FEATURE1 June 2022

A global impact?

Brexit Features Media Public Sector Trends UK Youth

Do the government’s global Britain ambitions hit the mark for the marketing and advertising sector? Or do they outstrip the abilities of the UK’s talent pool? The Debating Group ran a parliamentary event considering the arguments on both sides.

UK election house of parliament_crop

Last week, parliament heard a debate chaired by Tulip Siddiq MP and run by The Debating Group focusing on the impact of the governments ‘global Britain’ policies on advertising and marketing.

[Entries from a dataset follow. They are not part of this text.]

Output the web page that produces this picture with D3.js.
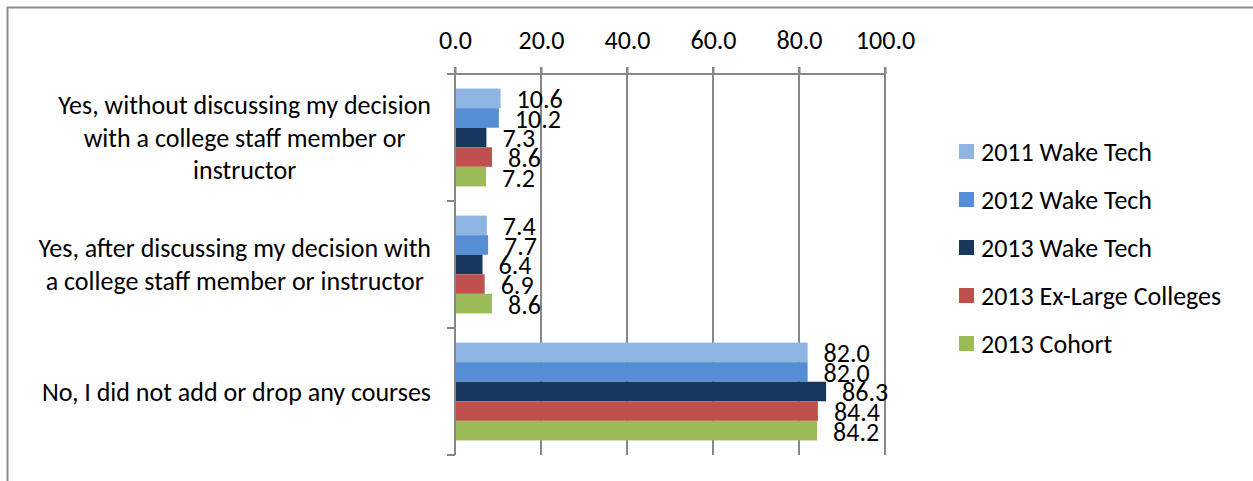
<!DOCTYPE html>
<html><head><meta charset="utf-8">
<script src="https://cdn.jsdelivr.net/npm/d3@7"></script>
<style>html,body{margin:0;padding:0;background:#fff;}svg{display:block;}</style>
</head><body>
<svg id="chart" width="1253" height="481"></svg>
<script>
const categories = [
  ["Yes, without discussing my decision", "with a college staff member or", "instructor"],
  ["Yes, after discussing my decision with", "a college staff member or instructor"],
  ["No, I did not add or drop any courses"]
];
const seriesNames = ["2011 Wake Tech", "2012 Wake Tech", "2013 Wake Tech", "2013 Ex-Large Colleges", "2013 Cohort"];
const seriesColors = ["#8EB4E3", "#558ED5", "#17375E", "#C0504D", "#9BBB59"];
const s2011 = [10.6, 7.4, 82.0];
const s2012 = [10.2, 7.7, 82.0];
const s2013 = [7.3, 6.4, 86.3];
const sExLarge = [8.6, 6.9, 84.4];
const sCohort = [7.2, 8.6, 84.2];
const tickValues = [0, 20, 40, 60, 80, 100];

(function () {
const seriesValues = [s2011, s2012, s2013, sExLarge, sCohort];
const font = "Carlito, Calibri, Lato, sans-serif";
const fs = 26;
const svg = d3.select("#chart");

// outer border
svg.append("rect").attr("x", 7.5).attr("y", 7.5).attr("width", 1260).attr("height", 490)
  .attr("fill", "none").attr("stroke", "#8c8c8c").attr("stroke-width", 2);

const pLeft = 455, pRight = 885, pTop = 74, pBottom = 455;
const x = d3.scaleLinear().domain([0, 100]).range([pLeft, pRight]);
const yGroup = d3.scaleBand().domain(d3.range(categories.length)).range([pTop, pBottom]).paddingInner(0).paddingOuter(0);
const barH = (yGroup.bandwidth() * 0.77) / seriesNames.length;
const ySeries = d3.scaleBand().domain(d3.range(seriesNames.length))
  .range([0, barH * seriesNames.length]);
const offset = (yGroup.bandwidth() - barH * seriesNames.length) / 2;

// gridlines
const gridColor = "#878787";
svg.append("g").selectAll("line").data(tickValues.slice(1)).join("line")
  .attr("x1", d => x(d)).attr("x2", d => x(d)).attr("y1", pTop - 7).attr("y2", pBottom)
  .attr("stroke", gridColor).attr("stroke-width", 2);

// bars
const groups = svg.append("g").selectAll("g").data(categories).join("g")
  .attr("transform", (d, i) => `translate(0,${yGroup(i) + offset})`);
groups.each(function(cat, ci) {
  const g = d3.select(this);
  seriesValues.forEach((vals, si) => {
    g.append("rect").attr("x", x(0) + 1).attr("y", ySeries(si))
      .attr("width", x(vals[ci]) - x(0) - 1).attr("height", ySeries.bandwidth())
      .attr("fill", seriesColors[si]);
  });
  seriesValues.forEach((vals, si) => {
    g.append("text").attr("x", x(vals[ci]) + 16).attr("y", ySeries(si) + ySeries.bandwidth() / 2 + 1)
      .attr("dominant-baseline", "central").attr("font-family", font).attr("font-size", fs)
      .attr("fill", "#000").text(vals[ci].toFixed(1));
  });
});

// top axis
const xAxis = d3.axisTop(x).tickValues(tickValues).tickFormat(d3.format(".1f")).tickSize(7).tickPadding(18);
const ax = svg.append("g").attr("transform", `translate(0,${pTop})`).call(xAxis);
ax.select(".domain").attr("stroke", gridColor).attr("stroke-width", 2).attr("d", `M${pLeft - 8},0H${pRight}`);
ax.selectAll(".tick line").attr("stroke", gridColor).attr("stroke-width", 2);
ax.selectAll(".tick text").attr("font-family", font).attr("font-size", fs).attr("fill", "#000");

// left axis
svg.append("line").attr("x1", pLeft).attr("x2", pLeft).attr("y1", pTop - 7).attr("y2", pBottom)
  .attr("stroke", gridColor).attr("stroke-width", 2);
const boundaries = d3.range(categories.length + 1).map(i => i < categories.length ? yGroup(i) : pBottom);
svg.append("g").selectAll("line").data(boundaries).join("line")
  .attr("x1", pLeft - 8).attr("x2", pLeft).attr("y1", d => d).attr("y2", d => d)
  .attr("stroke", gridColor).attr("stroke-width", 2);

// category labels
categories.forEach((lines, ci) => {
  const cy = yGroup(ci) + yGroup.bandwidth() / 2;
  const lh = 32.5;
  const t = svg.append("text").attr("font-family", font).attr("font-size", fs).attr("fill", "#000")
    .attr("text-anchor", "middle");
  const spans = lines.map((ln, li) => t.append("tspan").text(ln)
    .attr("y", cy + (li - (lines.length - 1) / 2) * lh).attr("dominant-baseline", "central"));
  const maxW = d3.max(spans, s => s.node().getComputedTextLength());
  const cx = 431 - maxW / 2;
  spans.forEach(s => s.attr("x", cx));
});

// legend
const lg = svg.append("g").selectAll("g").data(seriesNames).join("g")
  .attr("transform", (d, i) => `translate(959,${151 + i * 48})`);
lg.append("rect").attr("x", 0).attr("y", -7).attr("width", 15).attr("height", 15)
  .attr("fill", (d, i) => seriesColors[i]);
lg.append("text").attr("x", 22).attr("y", 1).attr("dominant-baseline", "central")
  .attr("font-family", font).attr("font-size", fs).attr("fill", "#000").text(d => d);
})();
</script>
</body></html>
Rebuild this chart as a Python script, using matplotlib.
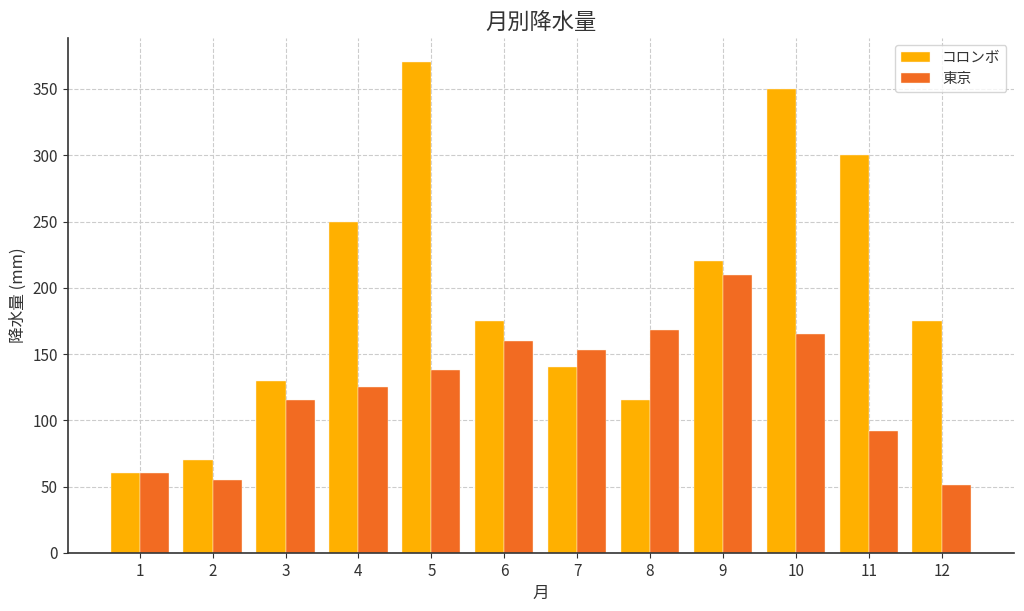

The debate proposition was titled The government’s global Britain ambitions currently far outstrip the abilities of the UK’s talent pool, and the debate centred on how advertising was playing its role in the UK’s post-Brexit future and trade.

Speaking against the motion, Peter Markey, chief marketing officer at Boots, said that while there was undoubtedly a lot of talented people working in marketing, more investment in skills was urgently required.

“The talent we have got deserves recognition and praise for the role it plays in driving business growth,” he explained.

“The industry is doing amazing work, but the question at the heart of this debate is not whether we have talented marketers and do good work, but whether talent is keeping pace with the industry and are we investing enough for the opportunities and challenges that lie ahead.”

Markey said skills “have been falling behind”, with core digital skills declining. He added that many marketing directors had a worse understanding of e-commerce, digital, paid search and other skills than staff who were one to two years into their marketing careers. There was a similar gap when it came to knowledge of sustainability, adding that staff “are feeling around in the dark through a really key topic without the right skills or training”.

Markey said diversity was still an issue, with only 12.5% of employees coming from a working-class background, despite 14% being upper middle class and 42% middle class. Upper-class and middle-class social groups were also more likely to hold leadership positions.

“If we truly want to be a global Britain, haven’t we got to represent Britain?” said Markey. “Haven’t we got to represent the country and customers we serve? With only the elite leading, what is happening to the talent coming through that truly represents everything that is amazing about the country we live in?”

Many people don’t believe marketing is appreciated within their organisation or properly understood, Markey said, and “training and development is not keeping pace with the fast-moving nature of the business world”, with a risk that marketing is seen as a “cost, not an investment”.

“This can be fixable. With the right investment, and with the right focus in the right areas, we can make marketing a bigger powerhouse,” Markey added.

Kate Burnett, general manager at the DMA Talent, part of the Data & Marketing Association, said that while there is talent and a need for optimism, “this is about the volume and about the future of the industry”.

She said there is a need for “more marketing and more marketers” to help small to medium enterprises recover from the Covid-19 pandemic, and a stronger partnership between education, business and government to help with reskilling and upskilling.

Diversity has to be boosted, Burnett maintained, with neurodiverse people an example of an untapped area for future recruits. “That’s just one example of different groups that would enhance this industry if we were prepared to train them and plan a little bit better.”

Burnett also banged the drum for apprenticeships. “Apprenticeships are potentially our biggest opportunity as an industry to both diversify our talent pool and to increase it too,” she explained. “It would put our industry in reach of so many different types of people, and our apprenticeship strategy should be sat proudly among our reskilling and graduate training programmes, which is currently not the case.

“We can’t hope to reach the heady heights of ‘global Britain’ if we can’t invest in the next generation of marketers and inspire them to join our industry.”

A global Britain
On the other side of the debate, Michael Moszynski, chief executive officer at London Advertising, said the UK has taken a leading role in responding to global challenges, and creativity is at its heart.

He argued there is great talent in the UK’s advertising sector, with advertising seeing 300% growth in the last decade and becoming the third biggest export for the UK. Strong technology and finance sectors can combine with creativity, he explained, to help the advertising economy.

“The advertising industry should seek to tap into this amazing creative talent we have,” Moszynski added. “We are not just punching above our weight – we are the heavyweight champions of the world.”

Aisling Conlon, international trade director at the Advertising Association, explained that the UK is one of the world’s best performing advertising sectors. She said that the UK is in a “better position to lead the digital revolution than any other nation”, with international trade at £11.7bn in 2020, the same as pre-pandemic 2019 for advertising and market research.

The US buys £1.2bn in advertising services from the UK, followed by Spain and Germany, Conlon added, and the UK is the largest advertising market in Europe and third in the world, behind China and the UK. The UK has a £5bn trade surplus for advertising, the biggest in Europe. “These figures do not tell the story of an industry that is being held back,” Conlon maintained. “It is a story of global success, creativity and opportunity.”

Conlon concluded that the UK “is a magnet for international talent”, adding that “with its pool of diverse skills, global talent and world-class creative capabilities, the UK advertising market is not just your gateway to Britain – it is your gateway to everywhere”.